Shit! The map showed four headlands between Toleak Point and Third Beach that must be passed at low tide. Not only that, I hadn’t calculated the distance we needed to travel, estimated at about 6 miles. It would be our longest hike and it was getting late. I consulted the tide table. Double shit! High tide was at 12:31 pm. It was already 9 am. “Clara, wake up!”.
We quickly packed up our site and started run-hiking with our packs (lighter, but still heavy) towards Strawberry Point (pictured above). We didn’t have time to enjoy the view as you literally could see the sea rising across the sands and rocks. We were in a race against tide and time.
We hustled on to the first headland, Giants Graveyard.
As we round the headland we paused to take in the headstones laid across Davy Jones’s Locker. And then we saw…no…we smelled the carcass of a gray whale long since beached on the shore. How apropos, given our location at the Giants Graveyard.
Unfortunately, we didn’t have more than a few minutes to explore the remains. The smell and the rising waters propelled us on to round the next nearby headland. We had to time and dash past the waves around some fallen trees wetting our toes. We needed to get to another close by headland and then on to Scotts Bluff
We could see our next headland through the fog. A daunting sheer cliff known as Scott’s Bluff. If you make it to Scotts Bluff at low tide you can walk the tideline past it in about 10-15 minutes. If you don’t (and we didn’t) then you have to hike inland up and over several hundred feet of Scotts Bluff with loaded packs – a detour of 35-40 minutes a steep and precarious descent at to return to the beach.
We kept moving as quickly as we could. There was one more headland ahead impassable at any tide – Taylor Point. We’d have to take an overland trail about 2.5 and climb to just over 300 feet. But before that inland trail was one large rock that could only be passed at low tide. We didn’t make it in time.
We thought we’d be stuck there for around six hours waiting for the tide to go do. No cell reception. No way to contact Tawny and let her know we’d be late. Then we saw a rope hanging off the rocks. It didn’t look like an official trail, but we thought we’d check it out and see if we could get over this huge rock and get to the trailhead.

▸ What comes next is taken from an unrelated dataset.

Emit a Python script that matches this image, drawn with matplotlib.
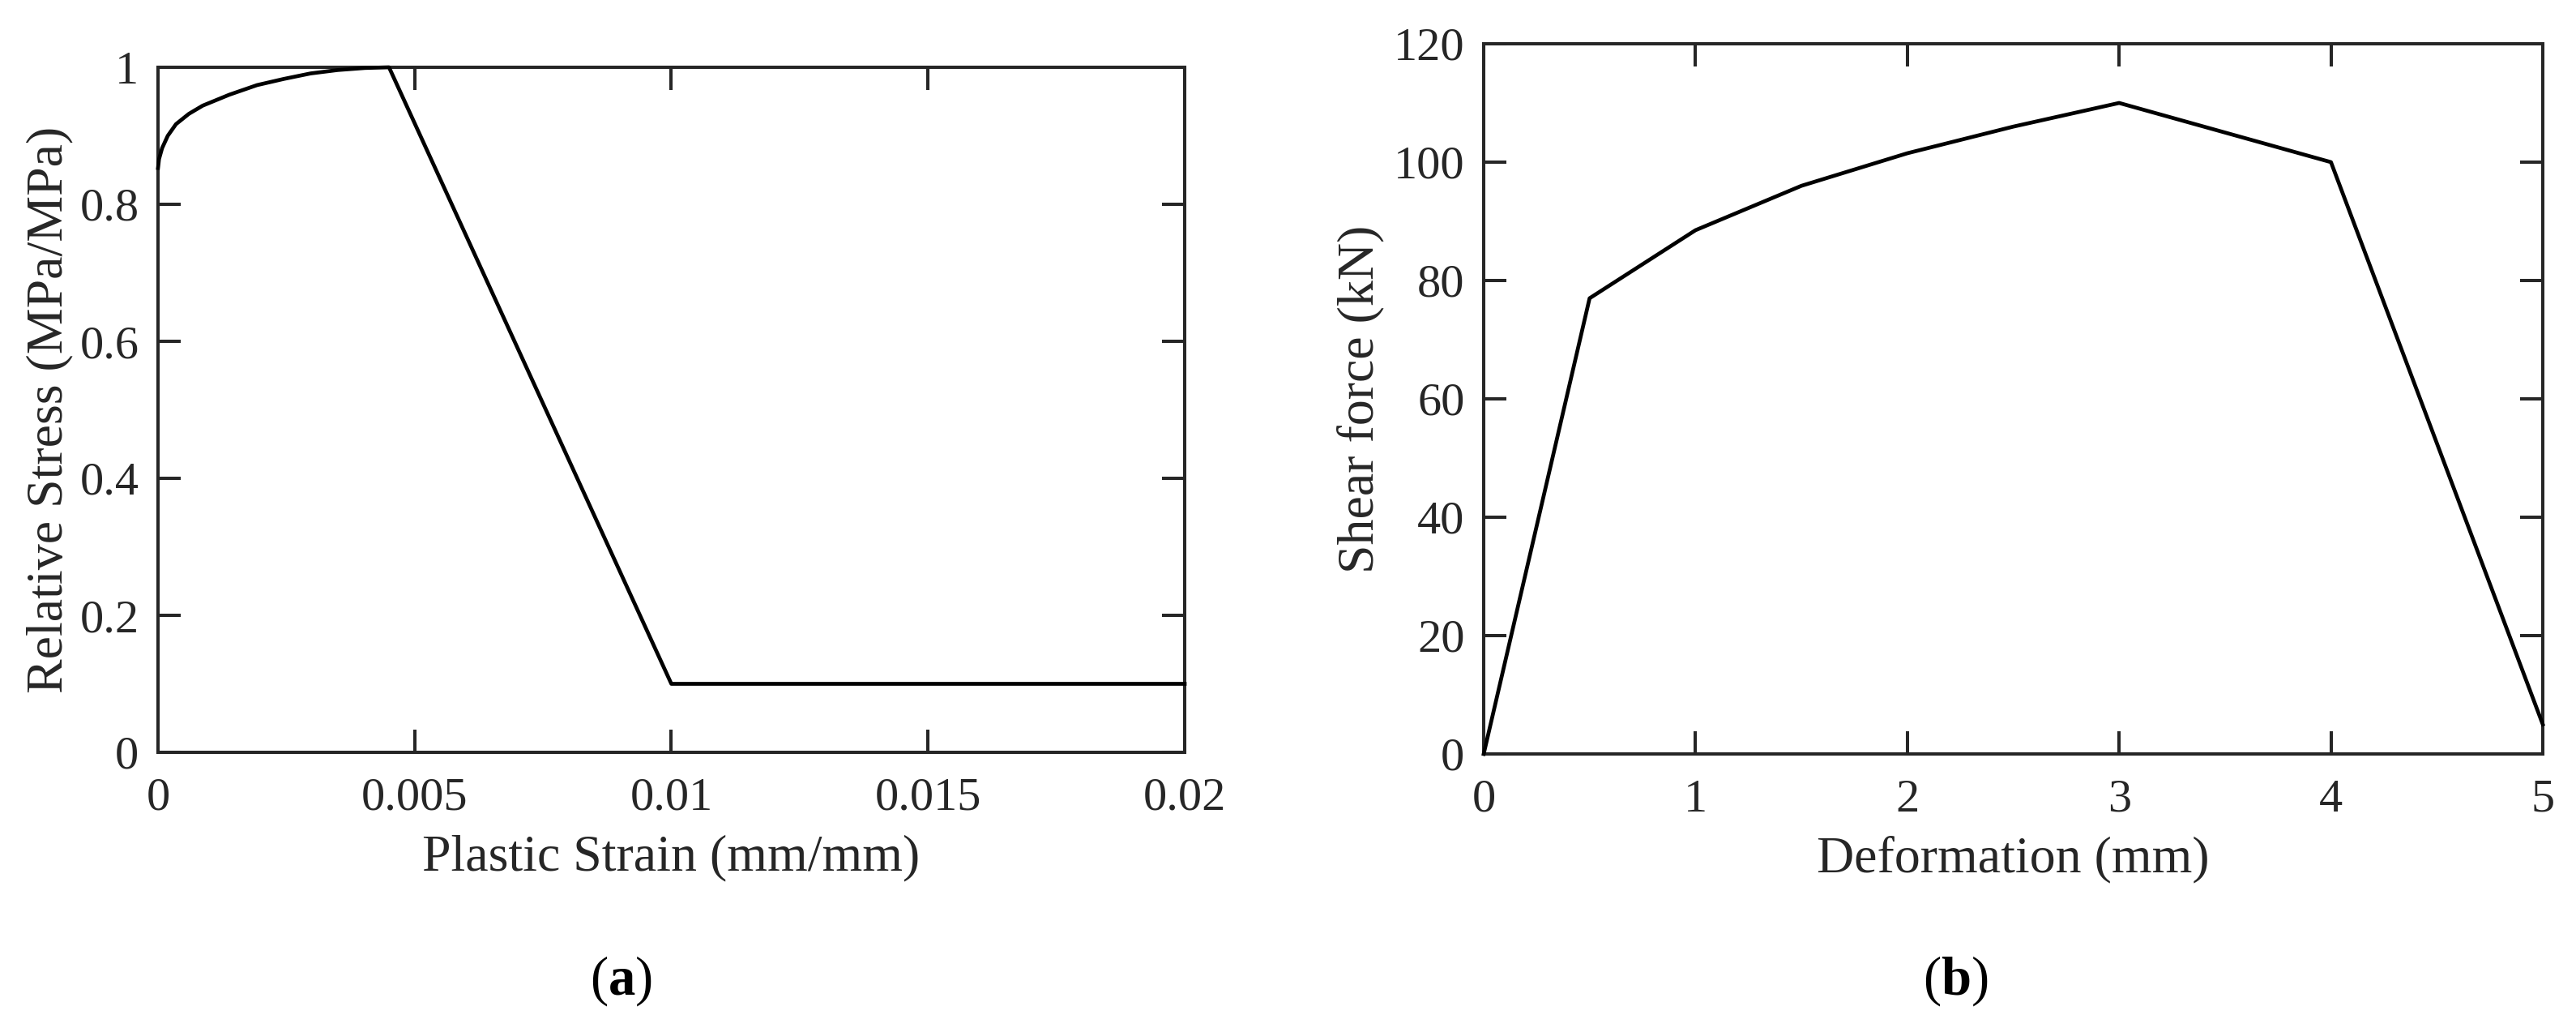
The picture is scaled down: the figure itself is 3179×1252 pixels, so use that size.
import matplotlib
matplotlib.use("Agg")
import matplotlib.pyplot as plt

# ---- data (a): relative stress vs plastic strain ----
strain = [0.0, 0.00002, 0.00008, 0.00019, 0.00035, 0.0006, 0.00087, 0.00139,
          0.00193, 0.00245, 0.00297, 0.0035, 0.00403, 0.0045, 0.01, 0.02]
rel_stress = [0.853, 0.866, 0.882, 0.900, 0.917, 0.932, 0.944, 0.960,
              0.974, 0.983, 0.991, 0.996, 0.999, 1.0, 0.1, 0.1]
a_xticks = [0, 0.005, 0.01, 0.015, 0.02]
a_xticklabels = ["0", "0.005", "0.01", "0.015", "0.02"]
a_yticks = [0, 0.2, 0.4, 0.6, 0.8, 1.0]
a_yticklabels = ["0", "0.2", "0.4", "0.6", "0.8", "1"]

# ---- data (b): shear force vs deformation ----
deformation = [0, 0.5, 1.0, 1.5, 2.0, 2.5, 3.0, 4.0, 5.0]
shear_force = [0, 77, 88.5, 96, 101.5, 106, 110, 100, 5]
b_xticks = [0, 1, 2, 3, 4, 5]
b_yticks = [0, 20, 40, 60, 80, 100, 120]

TXT = "#262626"
plt.rcParams["font.family"] = ["Liberation Serif", "DejaVu Serif"]
plt.rcParams["mathtext.fontset"] = "custom"
plt.rcParams["mathtext.rm"] = "Liberation Serif"
plt.rcParams["mathtext.bf"] = "Liberation Serif:bold"

fig = plt.figure(figsize=(31.79, 12.52), dpi=100)
W, H = 3179, 1252

def make_axes(x0, y0, x1, y1):
    return fig.add_axes([x0 / W, 1 - y1 / H, (x1 - x0) / W, (y1 - y0) / H])

axa = make_axes(195, 83, 1462, 928)
axb = make_axes(1831, 54, 3138, 930)

for ax in (axa, axb):
    for sp in ax.spines.values():
        sp.set_linewidth(2.9)
        sp.set_color(TXT)
    ax.tick_params(direction="in", length=20, width=2.9, color=TXT,
                   labelsize=42, labelcolor=TXT, top=True, right=True)
    ax.tick_params(axis="x", pad=22)
    ax.tick_params(axis="y", pad=17)

axa.plot(strain, rel_stress, color="black", lw=3.4, clip_on=False, zorder=3)
axa.set_xlim(0, 0.02)
axa.set_ylim(0, 1)
axa.set_xticks(a_xticks)
axa.set_xticklabels(a_xticklabels)
axa.set_yticks(a_yticks)
axa.set_yticklabels(a_yticklabels)
axa.set_xlabel("Plastic Strain (mm/mm)", fontsize=46, color=TXT)
axa.set_ylabel("Relative Stress (MPa/MPa)", fontsize=46, color=TXT)
axa.xaxis.set_label_coords(0.5, (928 - 1058) / 845)
axa.xaxis.label.set_va("center")
axa.yaxis.set_label_coords((61 - 195) / 1267, 0.5)
axa.yaxis.label.set_va("center")

axb.plot(deformation, shear_force, color="black", lw=3.4, clip_on=False, zorder=3)
axb.set_xlim(0, 5)
axb.set_ylim(0, 120)
axb.set_xticks(b_xticks)
axb.set_yticks(b_yticks)
axb.set_xlabel("Deformation (mm)", fontsize=46, color=TXT)
axb.set_ylabel("Shear force (kN)", fontsize=46, color=TXT)
axb.xaxis.set_label_coords(0.5, (930 - 1060) / 876)
axb.xaxis.label.set_va("center")
axb.yaxis.set_label_coords((1679 - 1831) / 1307, 0.5)
axb.yaxis.label.set_va("center")

fig.text(766 / W, 1 - 1210 / H, r"($\mathbf{a}$)", fontsize=48, ha="center", va="center", color="black")
fig.text(2413 / W, 1 - 1210 / H, r"($\mathbf{b}$)", fontsize=48, ha="center", va="center", color="black")

fig.savefig("out.png", dpi=100)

Luck! We were able to ascend the rock and scramble down the back side with the help of another well-placed rope.
The Taylor Point trail seemed to never end. We relaxed our pace and took a long break. We were exhausted from the brisk hiking but had no more tides to worry about now. We were home free. Only about four miles to go.
The trail was largely uneventful but beautiful through cool and earthy smelling old growth coastal forest. It held some daunting ladders to descend, but the prospect of a warm shower nudged us along.

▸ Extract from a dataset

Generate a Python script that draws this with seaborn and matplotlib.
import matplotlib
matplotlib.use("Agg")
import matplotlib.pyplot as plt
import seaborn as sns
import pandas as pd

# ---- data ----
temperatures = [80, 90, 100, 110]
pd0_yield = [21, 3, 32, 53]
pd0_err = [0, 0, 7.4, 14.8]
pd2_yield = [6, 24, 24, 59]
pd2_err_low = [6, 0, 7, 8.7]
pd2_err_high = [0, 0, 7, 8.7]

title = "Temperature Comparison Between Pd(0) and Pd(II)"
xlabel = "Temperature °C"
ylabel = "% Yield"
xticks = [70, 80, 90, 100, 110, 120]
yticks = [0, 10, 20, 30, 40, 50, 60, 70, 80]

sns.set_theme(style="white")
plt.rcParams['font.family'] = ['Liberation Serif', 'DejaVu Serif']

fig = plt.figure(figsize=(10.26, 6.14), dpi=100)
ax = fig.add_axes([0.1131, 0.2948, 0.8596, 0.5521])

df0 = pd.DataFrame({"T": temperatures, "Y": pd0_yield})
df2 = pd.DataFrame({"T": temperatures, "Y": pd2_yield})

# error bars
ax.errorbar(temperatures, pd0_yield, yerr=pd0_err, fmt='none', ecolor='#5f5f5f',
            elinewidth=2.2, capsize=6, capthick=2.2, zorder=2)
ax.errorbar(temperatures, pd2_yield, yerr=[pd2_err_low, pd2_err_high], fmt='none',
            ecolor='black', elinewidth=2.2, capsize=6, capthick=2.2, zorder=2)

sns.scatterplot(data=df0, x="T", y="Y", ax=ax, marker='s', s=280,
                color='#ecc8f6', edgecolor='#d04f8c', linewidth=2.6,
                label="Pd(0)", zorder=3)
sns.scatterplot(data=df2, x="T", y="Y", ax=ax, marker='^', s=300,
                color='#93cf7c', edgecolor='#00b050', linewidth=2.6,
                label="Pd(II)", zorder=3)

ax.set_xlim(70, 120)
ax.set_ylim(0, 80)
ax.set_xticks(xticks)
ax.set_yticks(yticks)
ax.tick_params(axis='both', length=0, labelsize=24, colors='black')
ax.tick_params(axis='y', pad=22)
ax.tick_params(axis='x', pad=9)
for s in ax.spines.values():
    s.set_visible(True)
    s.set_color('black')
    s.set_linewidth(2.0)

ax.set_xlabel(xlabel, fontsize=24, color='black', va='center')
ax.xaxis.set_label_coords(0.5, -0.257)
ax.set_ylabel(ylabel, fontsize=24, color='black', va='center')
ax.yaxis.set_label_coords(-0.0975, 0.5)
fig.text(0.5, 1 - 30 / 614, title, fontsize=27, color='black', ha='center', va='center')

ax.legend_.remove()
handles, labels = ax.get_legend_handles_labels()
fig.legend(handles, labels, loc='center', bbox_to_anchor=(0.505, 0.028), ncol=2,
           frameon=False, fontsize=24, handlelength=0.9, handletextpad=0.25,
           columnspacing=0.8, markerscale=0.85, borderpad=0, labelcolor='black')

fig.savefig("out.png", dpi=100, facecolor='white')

At the end of the trail, we hit the south end of Third Beach. It would be a sandy hike to the next trailhead. I turned on my phone. Success. A signal. I called Tawny and found she was still en route with a 2:30 pm ETA. It was about one-o-clock. We’d made it and would have plenty of time to rest and hike the last 2 miles.

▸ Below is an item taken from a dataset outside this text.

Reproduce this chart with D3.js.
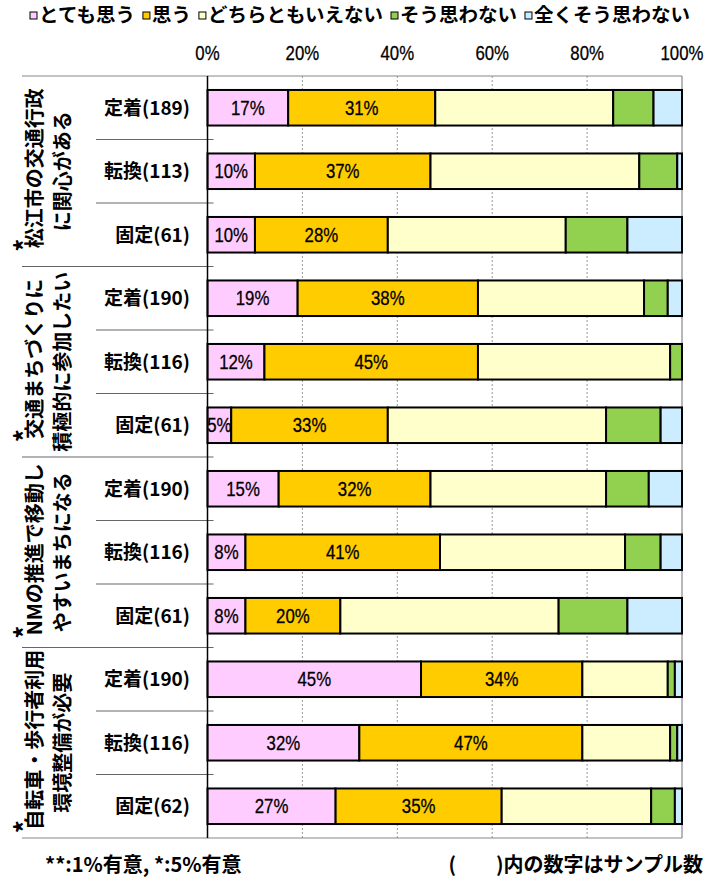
<!DOCTYPE html>
<html>
<head>
<meta charset="utf-8">
<script src="https://cdn.jsdelivr.net/npm/d3@7"></script>
<style>
  body { margin: 0; background: #fff; }
  svg { display: block; }
</style>
</head>
<body>
<div id="chart"></div>
<script>
// ---- data ----
const categories = ["定着(189)", "転換(113)", "固定(61)",
                    "定着(190)", "転換(116)", "固定(61)",
                    "定着(190)", "転換(116)", "固定(61)",
                    "定着(190)", "転換(116)", "固定(62)"];
const groupLines = [["松江市の交通行政", "に関心がある"],
                    ["交通まちづくりに", "積極的に参加したい"],
                    ["NMの推進で移動し", "やすいまちになる"],
                    ["自転車・歩行者利用", "環境整備が必要"]];
const groupMarks = ["*", "*", "*", "*"];
const seriesNames = ["とても思う", "思う", "どちらともいえない", "そう思わない", "全くそう思わない"];
const seriesColors = ["#FFCCFF", "#FFCC00", "#FFFFCC", "#92D050", "#CCECFF"];
const veryMuch         = [17, 10, 10, 19, 12, 5, 15, 8, 8, 45, 32, 27];
const agree            = [31, 37, 28, 38, 45, 33, 32, 41, 20, 34, 47, 35];
const neutral          = [37.5, 44, 37.5, 35, 40.5, 46, 37, 39, 46, 18, 18.5, 31.5];
const disagree         = [8.5, 8, 13, 5, 2.5, 11.5, 9, 7.5, 14.5, 1.5, 1.5, 5];
const stronglyDisagree = [6, 1, 11.5, 3, 0, 4.5, 7, 4.5, 11.5, 1.5, 1, 1.5];
const labeledSeries = [0, 1];
const tickValues = [0, 20, 40, 60, 80, 100];
const footLeft = "**:1%有意, *:5%有意";
const footRight = "(　　)内の数字はサンプル数";

// ---- layout ----
const W = 709, H = 883;
const plot = { left: 207.5, right: 682, top: 76, bottom: 838 };
const labelLeft = 22, catLineLeft = 96;
const jp = "'Noto Sans CJK JP', sans-serif";
const num = "'Liberation Sans', Arial, sans-serif";

const rows = categories.map((c, i) => ({
  key: i, cat: c,
  s0: veryMuch[i], s1: agree[i], s2: neutral[i], s3: disagree[i], s4: stronglyDisagree[i]
}));
const keys = ["s0", "s1", "s2", "s3", "s4"];
const stacked = d3.stack().keys(keys)(rows);

const x = d3.scaleLinear().domain([0, 100]).range([plot.left, plot.right]);
const y = d3.scaleBand().domain(d3.range(categories.length)).range([plot.top, plot.bottom]);
const barH = y.bandwidth() * 0.56;
const barOff = (y.bandwidth() - barH) / 2;

const svg = d3.select("#chart").append("svg").attr("width", W).attr("height", H);

// gridlines
svg.append("g").selectAll("line").data(tickValues.filter(v => v > 0 && v < 100)).join("line")
  .attr("x1", d => x(d)).attr("x2", d => x(d))
  .attr("y1", plot.top).attr("y2", plot.bottom)
  .attr("stroke", "#999").attr("stroke-width", 1).attr("stroke-dasharray", "2,2");

// frame around plot + label area
const frame = svg.append("g").attr("stroke", "#888").attr("stroke-width", 1.2);
frame.append("line").attr("x1", labelLeft).attr("x2", plot.right).attr("y1", plot.top).attr("y2", plot.top);
frame.append("line").attr("x1", plot.right).attr("x2", plot.right).attr("y1", plot.top).attr("y2", plot.bottom);
frame.append("line").attr("x1", labelLeft).attr("x2", plot.right).attr("y1", plot.bottom).attr("y2", plot.bottom);

// group separators and category separators in the label area
const boundaries = d3.range(1, categories.length);
svg.append("g").selectAll("line").data(boundaries).join("line")
  .attr("x1", d => d % 3 === 0 ? labelLeft : catLineLeft)
  .attr("x2", plot.left + 6)
  .attr("y1", d => y(d)).attr("y2", d => y(d))
  .attr("stroke", "#666").attr("stroke-width", 1.2);

// bars
const segG = svg.append("g");
stacked.forEach((layer, si) => {
  segG.append("g").selectAll("rect").data(layer.filter(d => d[1] - d[0] > 0)).join("rect")
    .attr("x", d => x(d[0]))
    .attr("width", d => x(d[1]) - x(d[0]))
    .attr("y", d => y(d.data.key) + barOff)
    .attr("height", barH)
    .attr("fill", seriesColors[si])
    .attr("stroke", "#000").attr("stroke-width", 2);
});

// value labels (horizontally condensed digits)
labeledSeries.forEach(si => {
  segG.append("g").selectAll("text").data(stacked[si]).join("text")
    .attr("transform", d => `translate(${(x(d[0]) + x(d[1])) / 2},${y(d.data.key) + y.bandwidth() / 2 + 7}) scale(0.8,1)`)
    .attr("text-anchor", "middle")
    .attr("font-family", num).attr("font-size", 21).attr("fill", "#000")
    .attr("stroke", "#000").attr("stroke-width", 0.3)
    .text(d => d3.format(".0f")(d[1] - d[0]) + "%");
});

// y axis line
svg.append("line").attr("x1", plot.left).attr("x2", plot.left)
  .attr("y1", plot.top).attr("y2", plot.bottom)
  .attr("stroke", "#000").attr("stroke-width", 1.5);

// x axis tick labels
svg.append("g").selectAll("text").data(tickValues).join("text")
  .attr("transform", d => `translate(${x(d)},60) scale(0.8,1)`)
  .attr("text-anchor", "middle")
  .attr("font-family", num).attr("font-size", 21).attr("fill", "#000")
  .attr("stroke", "#000").attr("stroke-width", 0.3)
  .text(d => d + "%");

// category labels
svg.append("g").selectAll("text").data(categories).join("text")
  .attr("x", 190).attr("y", (d, i) => y(i) + y.bandwidth() / 2)
  .attr("dy", "0.36em")
  .attr("text-anchor", "end")
  .attr("font-family", jp).attr("font-size", 19).attr("font-weight", "bold")
  .text(d => d);

// group labels, rotated; the significance mark sits raised before the first line
const groupH = y.bandwidth() * 3;
groupLines.forEach((lines, gi) => {
  const cy = plot.top + groupH * gi + groupH / 2;
  const g = svg.append("g").attr("transform", `translate(0,${cy}) rotate(-90)`);
  const t1 = g.append("text").attr("x", 3).attr("y", 35).attr("dy", "0.36em")
    .attr("text-anchor", "middle").attr("font-family", jp).attr("font-size", 20).attr("font-weight", "bold")
    .text(lines[0]);
  const len = t1.node().getComputedTextLength();
  g.append("text").attr("x", 3 - len / 2 + 3).attr("y", 25).attr("dy", "0.36em")
    .attr("text-anchor", "middle").attr("font-family", jp).attr("font-size", 26).attr("font-weight", "bold")
    .text(groupMarks[gi]);
  g.append("text").attr("x", 0).attr("y", 63).attr("dy", "0.36em")
    .attr("text-anchor", "middle").attr("font-family", jp).attr("font-size", 20).attr("font-weight", "bold")
    .text(lines[1]);
});

// legend
const leg = svg.append("g");
let lx = 30;
const legendFont = 19.5;
const items = seriesNames.map((n, i) => {
  const g = leg.append("g");
  g.append("rect").attr("x", 0).attr("y", 12).attr("width", 7).attr("height", 7)
    .attr("fill", seriesColors[i]).attr("stroke", "#000").attr("stroke-width", 1);
  const t = g.append("text").attr("x", 9).attr("y", 22)
    .attr("font-family", jp).attr("font-size", legendFont).attr("font-weight", "bold").text(n);
  return { g, w: 9 + t.node().getComputedTextLength() };
});
const totalW = d3.sum(items, d => d.w);
const gap = (690 - 30 - totalW) / (items.length - 1);
items.forEach(it => { it.g.attr("transform", `translate(${lx},0)`); lx += it.w + gap; });

// footnotes
svg.append("text").attr("x", 45).attr("y", 872)
  .attr("font-family", jp).attr("font-size", 20).attr("font-weight", "bold").text(footLeft);
svg.append("text").attr("x", 703).attr("y", 872).attr("text-anchor", "end")
  .attr("font-family", jp).attr("font-size", 20).attr("font-weight", "bold").text(footRight);
</script>
</body>
</html>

We rested at the Third Beach trailhead for thirty minutes or so. Ate some snacks and drank our water to lighten our packs. The marine layer started to lift and the sun came out to warm the beach. Day hikers were arriving for picnics on the beach. We donned our backpacks one last time before finishing the last 1.2 miles hiking through the woods to the parking lot off La Push Road.
Tawny and her friend Diane picked us up right at 2:30 and we drove to a nearby National Park Ranger station to drop off the bear box we borrowed before heading back to Seattle. We drove 101 North past Lake Crescent and on to Port Angeles to treat ourselves to a Blizzard and fries at Dairy Queen. We had earned the calories.
We drove on past Hood Canal and into Poulsbo where we stopped at Sound Brewery for pizza before catching the Bainbridge Island ferry at sunset back to Seattle.